We had to fence an area about 100x160 for our garden, and couldn't afford much. We used that 30 inch tall "rabbit wire" which has 1x2 inch holes near the bottom. Very flimsy and poorly welded. 

We made GOOD corners, and put in t-posts every 8 feet, then stretched the fence well with our tractor, keeping it tight until attached to the posts. Above that is barbed wire to keep the dogs from jumping in.

This has actually stayed nice for several years now. Keeping rabbits and the dogs out was all I needed, the dogs keep deer away, the goats are in their own pens.


----------



## fishhead

I think you'll be happier with the woven wire since it will stretch better and can be restretched in place later if needed with a special hand tool. The welded wire has a tendency to break at the welds and there isn't anything practical that you can do to repair it.


----------



## motdaugrnds

Fishhead is certainly correct about the problems repairing welded wire. I have done it and it works; but it does not look good. (I took some 3-stranded wire and wove it around the loosened welds.)

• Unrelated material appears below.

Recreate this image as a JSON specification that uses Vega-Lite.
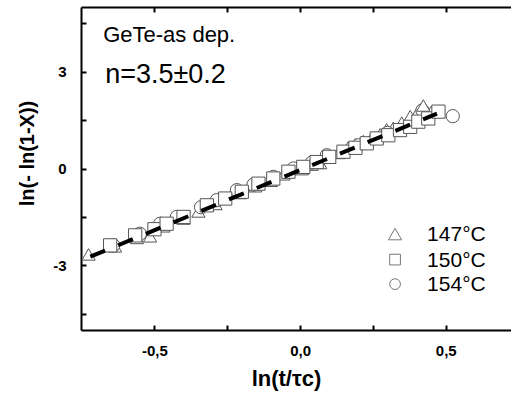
{
  "$schema": "https://vega.github.io/schema/vega-lite/v6.json",
  "width": 430,
  "height": 323,
  "autosize": "none",
  "padding": {"left": 81, "top": 7, "right": 0, "bottom": 66},
  "background": "white",
  "config": {
    "view": {"stroke": null},
    "font": "Liberation Sans",
    "axis": {
      "labelFont": "Liberation Sans",
      "labelFontWeight": "bold",
      "labelFontSize": 15,
      "labelColor": "black",
      "domainColor": "black",
      "domainWidth": 2,
      "tickColor": "black",
      "tickWidth": 2,
      "tickSize": -5,
      "grid": false,
      "titleFont": "Liberation Sans",
      "titleFontWeight": "bold",
      "titleColor": "black"
    }
  },
  "datasets": {
    "pts": [
      {"T": "147°C", "x": -0.726, "y": -2.66}, {"T": "147°C", "x": -0.635, "y": -2.41}, {"T": "147°C", "x": -0.56, "y": -2.15},
      {"T": "147°C", "x": -0.515, "y": -2.10}, {"T": "147°C", "x": -0.469, "y": -1.79}, {"T": "147°C", "x": -0.40, "y": -1.55},
      {"T": "147°C", "x": -0.349, "y": -1.33}, {"T": "147°C", "x": -0.29, "y": -1.10}, {"T": "147°C", "x": -0.206, "y": -0.76},
      {"T": "147°C", "x": -0.154, "y": -0.55}, {"T": "147°C", "x": -0.10, "y": -0.38}, {"T": "147°C", "x": -0.057, "y": -0.18},
      {"T": "147°C", "x": 0.006, "y": -0.02}, {"T": "147°C", "x": 0.04, "y": 0.12}, {"T": "147°C", "x": 0.069, "y": 0.17},
      {"T": "147°C", "x": 0.10, "y": 0.34}, {"T": "147°C", "x": 0.132, "y": 0.48}, {"T": "147°C", "x": 0.165, "y": 0.65},
      {"T": "147°C", "x": 0.19, "y": 0.75}, {"T": "147°C", "x": 0.217, "y": 0.85}, {"T": "147°C", "x": 0.246, "y": 0.95},
      {"T": "147°C", "x": 0.275, "y": 1.06}, {"T": "147°C", "x": 0.297, "y": 1.21}, {"T": "147°C", "x": 0.32, "y": 1.26},
      {"T": "147°C", "x": 0.349, "y": 1.42}, {"T": "147°C", "x": 0.378, "y": 1.62}, {"T": "147°C", "x": 0.406, "y": 1.78},
      {"T": "147°C", "x": 0.45, "y": 1.75},
      {"T": "154°C", "x": -0.641, "y": -2.38}, {"T": "154°C", "x": -0.55, "y": -2.02}, {"T": "154°C", "x": -0.48, "y": -1.71},
      {"T": "154°C", "x": -0.423, "y": -1.50}, {"T": "154°C", "x": -0.34, "y": -1.20}, {"T": "154°C", "x": -0.286, "y": -0.98},
      {"T": "154°C", "x": -0.217, "y": -0.67}, {"T": "154°C", "x": -0.16, "y": -0.50}, {"T": "154°C", "x": -0.092, "y": -0.26},
      {"T": "154°C", "x": -0.023, "y": 0.0}, {"T": "154°C", "x": 0.04, "y": 0.18}, {"T": "154°C", "x": 0.092, "y": 0.41},
      {"T": "154°C", "x": 0.20, "y": 0.72}, {"T": "154°C", "x": 0.30, "y": 1.10}, {"T": "154°C", "x": 0.42, "y": 1.80},
      {"T": "154°C", "x": 0.524, "y": 1.62},
      {"T": "147°C", "x": 0.423, "y": 1.95},
      {"T": "150°C", "x": -0.652, "y": -2.38}, {"T": "150°C", "x": -0.566, "y": -2.07}, {"T": "150°C", "x": -0.50, "y": -1.88},
      {"T": "150°C", "x": -0.458, "y": -1.71}, {"T": "150°C", "x": -0.40, "y": -1.50}, {"T": "150°C", "x": -0.32, "y": -1.14},
      {"T": "150°C", "x": -0.257, "y": -0.93}, {"T": "150°C", "x": -0.20, "y": -0.72}, {"T": "150°C", "x": -0.143, "y": -0.47},
      {"T": "150°C", "x": -0.092, "y": -0.31}, {"T": "150°C", "x": -0.04, "y": -0.10}, {"T": "150°C", "x": 0.011, "y": 0.05},
      {"T": "150°C", "x": 0.057, "y": 0.20}, {"T": "150°C", "x": 0.10, "y": 0.36}, {"T": "150°C", "x": 0.149, "y": 0.52},
      {"T": "150°C", "x": 0.19, "y": 0.64}, {"T": "150°C", "x": 0.229, "y": 0.78}, {"T": "150°C", "x": 0.263, "y": 0.93},
      {"T": "150°C", "x": 0.303, "y": 1.03}, {"T": "150°C", "x": 0.343, "y": 1.19}, {"T": "150°C", "x": 0.378, "y": 1.29},
      {"T": "150°C", "x": 0.406, "y": 1.45}, {"T": "150°C", "x": 0.44, "y": 1.55}, {"T": "150°C", "x": 0.475, "y": 1.76}
    ],
    "fit": [
      {"x": -0.72, "y": -2.73},
      {"x": 0.47, "y": 1.70}
    ]
  },
  "resolve": {"axis": {"x": "independent", "y": "independent"}},
  "layer": [
    {
      "data": {"name": "pts"},
      "mark": {"type": "point", "filled": false, "fill": "white", "color": "#555555", "strokeWidth": 1, "size": 175, "opacity": 1},
      "encoding": {
        "x": {
          "field": "x", "type": "quantitative",
          "scale": {"domain": [-0.752, 0.724], "nice": false, "zero": false},
          "axis": {
            "orient": "bottom",
            "values": [-0.5, -0.25, 0, 0.25, 0.5],
            "labelExpr": "datum.value == -0.5 ? '-0,5' : datum.value == 0 ? '0,0' : datum.value == 0.5 ? '0,5' : ''",
            "labelPadding": 18,
            "title": "ln(t/τc)",
            "titleFontSize": 22,
            "titleX": 205,
            "titleY": 55,
            "titleAlign": "center",
            "titleBaseline": "alphabetic"
          }
        },
        "y": {
          "field": "y", "type": "quantitative",
          "scale": {"domain": [-5, 5], "nice": false, "zero": false},
          "axis": {
            "orient": "left",
            "values": [-4.5, -3, -1.5, 0, 1.5, 3, 4.5],
            "labelExpr": "datum.value == 3 ? '3' : datum.value == 0 ? '0' : datum.value == -3 ? '-3' : ''",
            "labelPadding": 20,
            "title": "ln(- ln(1-X))",
            "titleFontSize": 20,
            "titleX": -54,
            "titleY": 146,
            "titleAlign": "center",
            "titleBaseline": "middle",
            "titleAngle": -90
          }
        },
        "shape": {
          "field": "T", "type": "nominal",
          "scale": {"domain": ["147°C", "150°C", "154°C"], "range": ["triangle-up", "square", "circle"]},
          "legend": null
        }
      }
    },
    {
      "data": {"name": "fit"},
      "mark": {"type": "line", "color": "black", "strokeWidth": 4, "strokeDash": [16, 14]},
      "encoding": {
        "x": {
          "field": "x", "type": "quantitative",
          "axis": {"orient": "top", "values": [-0.5, -0.25, 0, 0.25, 0.5], "labels": false, "title": null}
        },
        "y": {"field": "y", "type": "quantitative", "axis": null}
      }
    },
    {
      "data": {"values": [{"t": "GeTe-as dep."}]},
      "mark": {"type": "text", "font": "Liberation Sans", "fontSize": 22, "align": "left", "baseline": "alphabetic", "color": "black"},
      "encoding": {
        "x": {"datum": -0.676, "type": "quantitative", "axis": null},
        "y": {"datum": 3.93, "type": "quantitative", "axis": null},
        "text": {"field": "t"}
      }
    },
    {
      "data": {"values": [{"t": "n=3.5±0.2"}]},
      "mark": {"type": "text", "font": "Liberation Sans", "fontSize": 27, "align": "left", "baseline": "alphabetic", "color": "black"},
      "encoding": {
        "x": {"datum": -0.669, "type": "quantitative", "axis": null},
        "y": {"datum": 2.64, "type": "quantitative", "axis": null},
        "text": {"field": "t"}
      }
    },
    {
      "data": {"values": [{"T": "147°C"}]},
      "mark": {"type": "point", "shape": "triangle-up", "filled": false, "fill": "white", "color": "#777777", "strokeWidth": 1, "size": 175, "opacity": 1},
      "encoding": {
        "x": {"datum": 0.326, "type": "quantitative", "axis": null},
        "y": {"datum": -2.03, "type": "quantitative", "axis": null}
      }
    },
    {
      "data": {"values": [{"T": "150°C"}]},
      "mark": {"type": "point", "shape": "square", "filled": false, "fill": "white", "color": "#777777", "strokeWidth": 1, "size": 115, "opacity": 1},
      "encoding": {
        "x": {"datum": 0.326, "type": "quantitative", "axis": null},
        "y": {"datum": -2.82, "type": "quantitative", "axis": null}
      }
    },
    {
      "data": {"values": [{"T": "154°C"}]},
      "mark": {"type": "point", "shape": "circle", "filled": false, "fill": "white", "color": "#777777", "strokeWidth": 1, "size": 115, "opacity": 1},
      "encoding": {
        "x": {"datum": 0.326, "type": "quantitative", "axis": null},
        "y": {"datum": -3.58, "type": "quantitative", "axis": null}
      }
    },
    {
      "data": {"values": [{"T": "147°C"}]},
      "mark": {"type": "text", "font": "Liberation Sans", "fontSize": 21, "align": "left", "baseline": "middle", "color": "black", "dy": 1},
      "encoding": {
        "x": {"datum": 0.436, "type": "quantitative", "axis": null},
        "y": {"datum": -2.03, "type": "quantitative", "axis": null},
        "text": {"field": "T"}
      }
    },
    {
      "data": {"values": [{"T": "150°C"}]},
      "mark": {"type": "text", "font": "Liberation Sans", "fontSize": 21, "align": "left", "baseline": "middle", "color": "black", "dy": 1},
      "encoding": {
        "x": {"datum": 0.436, "type": "quantitative", "axis": null},
        "y": {"datum": -2.82, "type": "quantitative", "axis": null},
        "text": {"field": "T"}
      }
    },
    {
      "data": {"values": [{"T": "154°C"}]},
      "mark": {"type": "text", "font": "Liberation Sans", "fontSize": 21, "align": "left", "baseline": "middle", "color": "black", "dy": 1},
      "encoding": {
        "x": {"datum": 0.436, "type": "quantitative", "axis": null},
        "y": {"datum": -3.58, "type": "quantitative", "axis": null},
        "text": {"field": "T"}
      }
    }
  ]
}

Bbbuddy, I had been considering "rabbit" wire to keep those little pests away from some of my plants. I thought they were strong but have not actually looked at any. I sure don't want anything flimsy.  Guess I better look for something else.


----------



## jwal10

If this is permanent I would use chain link. Put the pipe bars on the top from post to post and the heavy wire interwoven at the bottom. 8' tall with pipe framed gates Forever fence....James


----------



## norcalfarm

It is nearly impossible to get welded wire to stretch. I would definitely go with woven wire.


----------



## francismilker

I've strected welded wire with pretty good results by bolting two 2x4's together (one on one side and one on the other side) from top to bottom of it and then connecting to it with a come-a-long hand winch. I've not had any problems with it. From what I understand, if you want to stretch welded wire you get the best results when you do it on a day that's at or near your average annual temperature. That way you don't see as much expanding and contracting of the wire from ambient temperature and see it sag so much later on.


----------



## Homesteader73

I've had similar experiences with fencing to keep pests out. I have stretched both welded wire and woven. I think the woven stretches a little nicer. However, I found a solution I like a little better. I use the Insulated plastic posts with the metal spikes on them (http://www.ruralking.com/post-poly-electic-step-in-white.html) and strung galvanized poultry netting to it. I then connected a my poultry netting to my electric fencer. It worked like a charm! granted it doesn't keep out the deer. Note( I have small children and so keep it turned off during the daylight hours)


----------



## mitchell3006

Save up and buy 2x4 woven wire. It stretches much better and 4' wire will keep out most garden pest. If deer become a problem then you can striing a run of hot wire on top. The 2x4 will keep out rabbits. Normal field fence like you described won't. We finally fenced not only the garden but the entire front yard in it. This keeps the rabbits away from the fruit trees.

Mark


----------



## rzrubek

To keep deer out we shaved 1/2 inch thick slices off of Irish spring bar soap and embedded them every four foot or so around the perimeter of our nylon mesh fence. The deer had been getting in, after the soap, no more deer.


----------